Why is there no significant speedup using reducers in this example?

Question 1

You called it pfrequencies, which, along with your parallel-processing tag on the question, suggests you think that something is using multiple threads here. That is not the case, and neither is it the "main" goal of the reducers library.

The main thing reducers buy you is that you don't need to allocate many intermediate cons cells for your lazy sequences. Before reducers were introduced, frequencies would allocate 10000000 cons cells to create a sequential view of the vector for reduce to use. Now that reducers exist, vectors know how to reduce themselves without creating such temporary objects. But that feature has been backported into clojure.core/reduce, which behaves exactly like r/reduce (ignoring some minor features that are irrelevant here). So you are just benchmarking your function against an identical clone of itself.

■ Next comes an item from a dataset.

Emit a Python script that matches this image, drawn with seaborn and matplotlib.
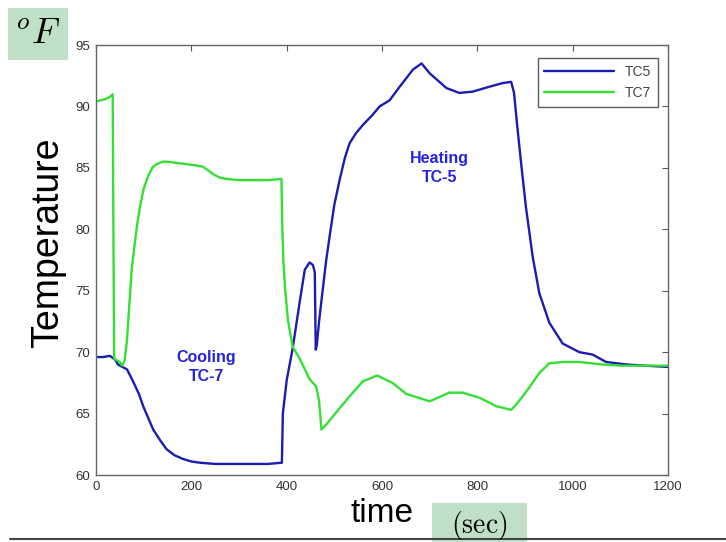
import numpy as np
import pandas as pd
import matplotlib
matplotlib.use("Agg")
import matplotlib.pyplot as plt
import seaborn as sns
from matplotlib.patches import Rectangle
from matplotlib.lines import Line2D

# ---- data ----
tc7_t = [0, 10, 20, 30, 35, 36.5, 38, 45, 50, 55, 60, 65, 75, 85, 92, 100, 109, 118, 127,
         140, 150, 170, 190, 210, 224, 235, 245, 260, 274, 300, 330, 360, 389, 391, 393,
         397, 403, 413, 427, 448, 462, 468, 473, 483, 504, 532, 559, 590, 622, 651, 700,
         741, 769, 804, 840, 871, 881, 903, 930, 951, 980, 1014, 1060, 1100, 1150, 1200]
tc7_v = [90.4, 90.5, 90.6, 90.8, 91.0, 80.0, 69.5, 69.3, 69.2, 68.9, 69.3, 71.0, 76.8, 80.0,
         81.8, 83.3, 84.3, 85.0, 85.3, 85.5, 85.5, 85.4, 85.3, 85.2, 85.1, 84.8, 84.5, 84.2,
         84.1, 84.0, 84.0, 84.0, 84.1, 80.0, 77.5, 75.0, 72.5, 70.4, 69.5, 67.8, 67.2, 66.0,
         63.7, 64.1, 65.1, 66.4, 67.6, 68.1, 67.5, 66.6, 66.0, 66.7, 66.7, 66.3, 65.6, 65.3,
         65.7, 66.8, 68.3, 69.1, 69.2, 69.2, 69.0, 68.9, 68.9, 68.9]

tc5_t = [0, 15, 29, 40, 46, 55, 65, 78, 90, 99, 110, 120, 135, 148, 165, 183, 200, 218, 250,
         274, 320, 360, 390, 392, 400, 413, 427, 438, 448, 455, 459, 461, 463, 468, 473, 483,
         490, 500, 511, 522, 532, 545, 560, 580, 595, 616, 637, 665, 683, 700, 735, 762, 790,
         825, 853, 871, 877, 884, 894, 902, 916, 930, 951, 979, 1014, 1042, 1070, 1112, 1150, 1200]
tc5_v = [69.6, 69.6, 69.7, 69.4, 69.0, 68.8, 68.6, 67.6, 66.6, 65.6, 64.6, 63.7, 62.8, 62.1,
         61.6, 61.3, 61.1, 61.0, 60.9, 60.9, 60.9, 60.9, 61.0, 65.0, 67.7, 70.4, 74.0, 76.7,
         77.3, 77.1, 76.5, 70.2, 70.5, 72.5, 74.2, 77.5, 79.4, 82.0, 84.0, 85.8, 87.0, 87.8,
         88.5, 89.3, 90.0, 90.5, 91.6, 93.0, 93.5, 92.7, 91.5, 91.1, 91.2, 91.6, 91.9, 92.0,
         91.1, 88.3, 84.6, 81.8, 77.8, 74.8, 72.4, 70.7, 70.0, 69.8, 69.2, 69.0, 68.9, 68.8]

series = ["TC5", "TC7"]
colors = ["#1c1cb0", "#33e033"]
x_ticks = [0, 200, 400, 600, 800, 1000, 1200]
y_ticks = [60, 65, 70, 75, 80, 85, 90, 95]

df = pd.concat([
    pd.DataFrame({"time": tc5_t, "temp": tc5_v, "sensor": "TC5"}),
    pd.DataFrame({"time": tc7_t, "temp": tc7_v, "sensor": "TC7"}),
], ignore_index=True)

sns.set_style("white")
plt.rcParams["font.family"] = ["Liberation Sans", "DejaVu Sans"]
plt.rcParams["mathtext.fontset"] = "cm"

fig = plt.figure(figsize=(7.26, 5.42), dpi=100)
ax = fig.add_axes([96 / 726, 1 - 475 / 542, (668 - 96) / 726, (475 - 45) / 542])

sns.lineplot(data=df, x="time", y="temp", hue="sensor", hue_order=series,
             palette=dict(zip(series, colors)), estimator=None, sort=False,
             linewidth=1.7, ax=ax)

ax.set_xlim(0, 1200)
ax.set_ylim(60, 95)
ax.set_xticks(x_ticks)
ax.set_yticks(y_ticks)
ax.tick_params(direction="in", length=4, width=0.8, top=True, right=True,
               labelsize=9.5, labelcolor="#333333", colors="#555555", pad=4)
for sp in ax.spines.values():
    sp.set_color("#666666")
    sp.set_linewidth(1.0)

ax.set_xlabel("time", fontsize=24, labelpad=4, color="black")
ax.set_ylabel("Temperature", fontsize=27, color="black")
ax.yaxis.set_label_coords(-0.052, 0.54)

leg = ax.legend(loc="upper right", fontsize=10, frameon=True, fancybox=False,
                edgecolor="#333333", handlelength=5, borderpad=0.5,
                labelspacing=0.5, bbox_to_anchor=(0.995, 0.985))
for t in leg.get_texts():
    t.set_color("#444444")
leg.get_frame().set_linewidth(1.0)

ax.text(232, 68.8, "Cooling\nTC-7", color="#2424e0", fontsize=11.5, fontweight="bold",
        ha="center", va="center", linespacing=1.3)
ax.text(720, 85.0, "Heating\nTC-5", color="#2424e0", fontsize=11.5, fontweight="bold",
        ha="center", va="center", linespacing=1.3)

# green label boxes
green = "#bfe0c6"
fig.patches.append(Rectangle((8 / 726, 1 - 60 / 542), 60 / 726, 52 / 542,
                             transform=fig.transFigure, facecolor=green,
                             edgecolor="none", zorder=0))
fig.text(38 / 726, 1 - 34 / 542, r"$^{o}F$", fontsize=26, ha="center", va="center",
         color="black")

fig.patches.append(Rectangle((432 / 726, 0), 95 / 726, 39 / 542,
                             transform=fig.transFigure, facecolor=green,
                             edgecolor="none", zorder=0))
fig.text(479 / 726, 17 / 542, r"$(\mathrm{sec})$", fontsize=20, ha="center", va="center",
         color="black")

fig.lines.append(Line2D([10 / 726, 1.0], [3 / 542, 3 / 542], transform=fig.transFigure,
                        color="#444444", linewidth=1.5))

fig.savefig("out.png", dpi=100)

The reducers library also includes the notion of a fold, which can do some work in parallel, and then later merge together the intermediate results. To use this, you need to provide more information than reduce needs: you must define how to start a "chunk" from nothing; your function must be associative; and you must specify how to combine chunks. A. Webb's answer demonstrates how to use fold correctly, to get work done on multiple threads.

However, you're unlikely to get any benefit from folding: in addition to the reason he notes (you give up transients, compared to clojure.core/frequencies), building a map is not easily parallelizable. If the bulk of the work in frequencies were addition (as it would be in something like (frequencies (repeat 1e6 1))), then fold would help; but most of the work is in managing the keys in the hashmap, which really has to be single-threaded eventually. You can build maps in parallel, but then you have to merge them together; since that combination step takes time proportional to the size of the chunk, rather than constant time, you gain little by doing the chunks on a separate thread anyway.

Question 2

A fold version of your frequencies function would look something like

(defn pfrequencies [coll] 
  (r/fold 
    (fn combinef
      ([] {})
      ([x y] (merge-with + x y)))
    (fn reducef
      ([counts x] (merge-with + counts {x 1})))
    coll))

On 2 cores, it will likely be much slower than clojure.core/frequencies which uses transients. At least on 4 cores, it is faster (2x) than the first implementation, but still slower than clojure.core/frequencies.

You might also experiment with

(defn p2frequencies [coll]
  (apply merge-with + (pmap clojure.core/frequencies (partition-all 512 coll))))

Question 3

Some serious food for thought in the answers here. In this specific case maps should not be needed, since the result domain can be easily predicted and put in a vector where the index can be used. So, a naive implementation of a naive problem would be something like:

(defn freqs
  [coll]
  (reduce (fn [counts x] (assoc counts x (inc (get counts x))))
          (vec (int-array 1000 0))
          coll))

(defn rfreqs
     [coll]
     (r/fold
       (fn combinef
         ([] (vec (int-array 1000 0)))
         ([& cols] (apply mapv + cols)))
       (fn reducef
         [counts x] (assoc counts x (inc (get counts x))))
       coll))

Here the combinef would be a simple map addition over the 1000 columns of the resulting collections, which should be negligible.

This gives the reducer version a speedup of about 2-3x over the normal version, especially on bigger (10x-100x) datasets. Some twiddling with the partition size of r/fold (optional 'n' parameter) can be done as finetuning. Seemed optimal to use (* 16 1024) with a data size of 1E8 (need 6GB JVM at least).

You could even use transients in both versions, but I didn't notice much improvements.

I know this version isn't appropriate for generic usage, but it might show the speed improvement without the hash management overhead.